Wednesday, July 20, 2022

Ruminating on Data Lakehouse

 In my previous blog posts, we had discussed about Data Lakes and Snowflake architecture

Since Snowflake combines the abilities of a traditional data warehouse and a Data Lake, they also market themselves as a Data Lakehouse

Another competing opensource alternative that is headed by the company databricks is called Delta Lake. Delta Lake provides ACID transactions, scalable metadata handling, and unifies streaming and batch data processing on top of existing data lakes.

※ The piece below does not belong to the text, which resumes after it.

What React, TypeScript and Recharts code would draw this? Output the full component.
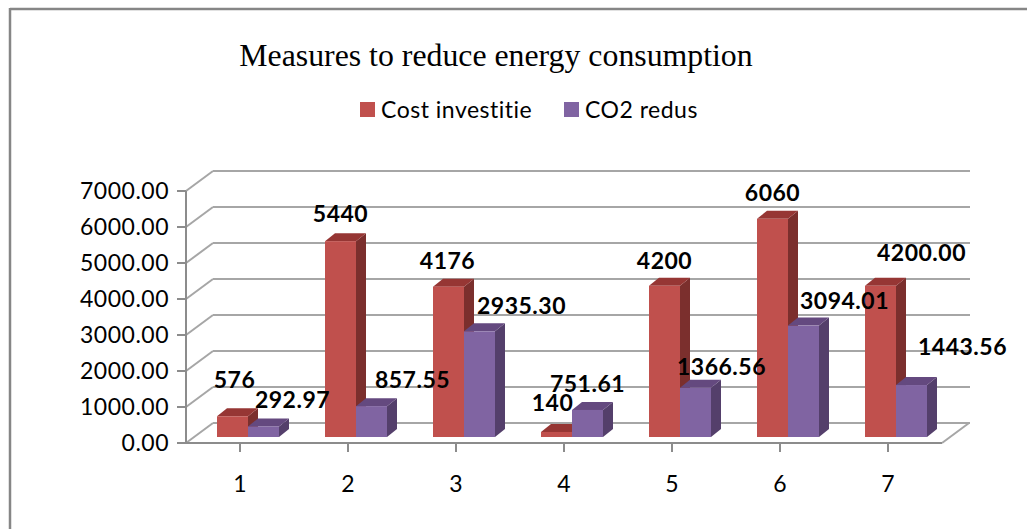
import { BarChart, Bar, XAxis, YAxis, CartesianGrid, LabelList } from "recharts";

const categories = ["1", "2", "3", "4", "5", "6", "7"];
const costValues = [576, 5440, 4176, 140, 4200, 6060, 4200];
const co2Values = [292.97, 857.55, 2935.3, 751.61, 1366.56, 3094.01, 1443.56];
const costLabels = ["576", "5440", "4176", "140", "4200", "6060", "4200.00"];
const co2Labels = ["292.97", "857.55", "2935.30", "751.61", "1366.56", "3094.01", "1443.56"];
const yTicks = [0, 1000, 2000, 3000, 4000, 5000, 6000, 7000];

// hand placed labels in the original, so offsets from the top of each bar
const costLabelOffsets = [[2, -36], [0, -27], [-1, -26], [-4, -29], [0, -25], [0, -26], [41, -33]];
const co2LabelOffsets = [[29, -26], [41, -26], [42, -25], [0, -26], [26, -21], [41, -25], [51, -38]];

const data = categories.map((name, i) => ({ name, cost: costValues[i], co2: co2Values[i] }));

const FONT = "Lato, sans-serif";
const FONT_SIZE = 23;
const SPACING = 0.5;
const GRID = "#a6a6a6";
const AXIS = "#8c8c8c";
// depth of the fake 3D box
const WALL_X = 27;
const WALL_Y = 20;
// bars stand in the middle of the floor
const BAR_X = 8;
const BAR_Y = 6;
const DEPTH_X = 10;
const DEPTH_Y = 8;

function Bar3D(props: any) {
  const { x, y, width, height, fill, topFill, sideFill } = props;
  const l = x + BAR_X;
  const r = l + width;
  const t = y - BAR_Y;
  const b = t + height;
  return (
    <g>
      <polygon points={`${r},${t} ${r + DEPTH_X},${t - DEPTH_Y} ${r + DEPTH_X},${b - DEPTH_Y} ${r},${b}`} fill={sideFill} />
      <polygon points={`${l},${t} ${l + DEPTH_X},${t - DEPTH_Y} ${r + DEPTH_X},${t - DEPTH_Y} ${r},${t}`} fill={topFill} />
      <rect x={l} y={t} width={width} height={height} fill={fill} />
    </g>
  );
}

function GridLine3D(props: any) {
  const { x1, x2, y1, index } = props;
  const back = y1 - WALL_Y;
  return (
    <g key={`grid-${index}`} stroke={GRID} strokeWidth={2} fill="none">
      <line x1={x1} y1={y1} x2={x1 + WALL_X} y2={back} />
      <line x1={x1 + WALL_X} y1={back} x2={x2 + WALL_X + 1} y2={back} />
      {y1 > 440 && <line x1={x2} y1={y1} x2={x2 + WALL_X} y2={back} />}
    </g>
  );
}

function makeLabel(texts: string[], offsets: number[][]) {
  return function BarLabel(props: any) {
    const { x, y, width, index } = props;
    const [dx, dy] = offsets[index];
    return (
      <text
        x={x + BAR_X + width / 2 + dx}
        y={y - BAR_Y + dy + 8}
        textAnchor="middle"
        fontFamily={FONT}
        fontSize={FONT_SIZE}
        fontWeight={700}
        letterSpacing={SPACING}
        fill="#000"
      >
        {texts[index]}
      </text>
    );
  };
}

function LegendRow() {
  return (
    <g fontFamily={FONT} fontSize={FONT_SIZE} letterSpacing={SPACING} fill="#000">
      <rect x={360} y={102} width={15} height={15} fill="#c0504d" />
      <text x={381} y={118}>Cost investitie</text>
      <rect x={564} y={102} width={15} height={15} fill="#8064a2" />
      <text x={585} y={118}>CO2 redus</text>
    </g>
  );
}

export default function App() {
  return (
    <div style={{ position: "absolute", left: 0, top: 0, width: 1027, height: 529, background: "#fff" }}>
      <BarChart
        width={1027}
        height={529}
        data={data}
        margin={{ top: 191, right: 85, bottom: 56, left: 76 }}
        barSize={31}
        barGap={0}
      >
        <line x1={10} y1={9} x2={1027} y2={9} stroke="#868686" strokeWidth={2.5} />
        <line x1={10} y1={8} x2={10} y2={529} stroke="#868686" strokeWidth={2.5} />
        <text x={496} y={66} textAnchor="middle" fontFamily="Liberation Serif" fontSize={31.8} fill="#000">
          Measures to reduce energy consumption
        </text>
        <LegendRow />
        <CartesianGrid horizontal={GridLine3D} vertical={false} />
        <XAxis
          dataKey="name"
          tickLine={{ stroke: AXIS, strokeWidth: 2 }}
          axisLine={{ stroke: AXIS, strokeWidth: 2 }}
          tickSize={9}
          tickMargin={24}
          tick={{ fontFamily: FONT, fontSize: FONT_SIZE, fill: "#000" }}
        />
        <YAxis
          domain={[0, 7000]}
          ticks={yTicks}
          width={110}
          tickFormatter={(v: number) => v.toFixed(2)}
          tickLine={{ stroke: AXIS, strokeWidth: 2 }}
          axisLine={{ stroke: AXIS, strokeWidth: 2 }}
          tickSize={9}
          tickMargin={8}
          tick={{ fontFamily: FONT, fontSize: FONT_SIZE, letterSpacing: SPACING, fill: "#000" }}
        />
        <Bar
          dataKey="cost"
          fill="#c0504d"
          isAnimationActive={false}
          shape={(p: any) => <Bar3D {...p} fill="#c0504d" topFill="#963634" sideFill="#7b2f2d" />}
        >
          <LabelList dataKey="cost" content={makeLabel(costLabels, costLabelOffsets)} />
        </Bar>
        <Bar
          dataKey="co2"
          fill="#8064a2"
          isAnimationActive={false}
          shape={(p: any) => <Bar3D {...p} fill="#8064a2" topFill="#64497f" sideFill="#543f6b" />}
        >
          <LabelList dataKey="co2" content={makeLabel(co2Labels, co2LabelOffsets)} />
        </Bar>
      </BarChart>
    </div>
  );
}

A good comparison between Snowflake and databricks Delta Lake is available here: https://www.firebolt.io/blog/snowflake-vs-databricks-vs-firebolt

Enterprises who are embarking on their data platform modernization strategy can ask the following questions to arrive at a best fit choice:

  • Does the data platform have separation of compute from storage? This will enable it to scale horizontally as your data volumes and processing needs increase.
  • Does the data platform support cloud native storage? Most of the cloud native storage services from the hyperscalers (e.g. AWS S3, Google Big Query, Azure Data Lake) have been battle tested for scalability. 
  • What are the usecases you want to run on your data platform? - e.g. Reporting/BI, Streaming Data Analytics, Low latency dashboards, etc.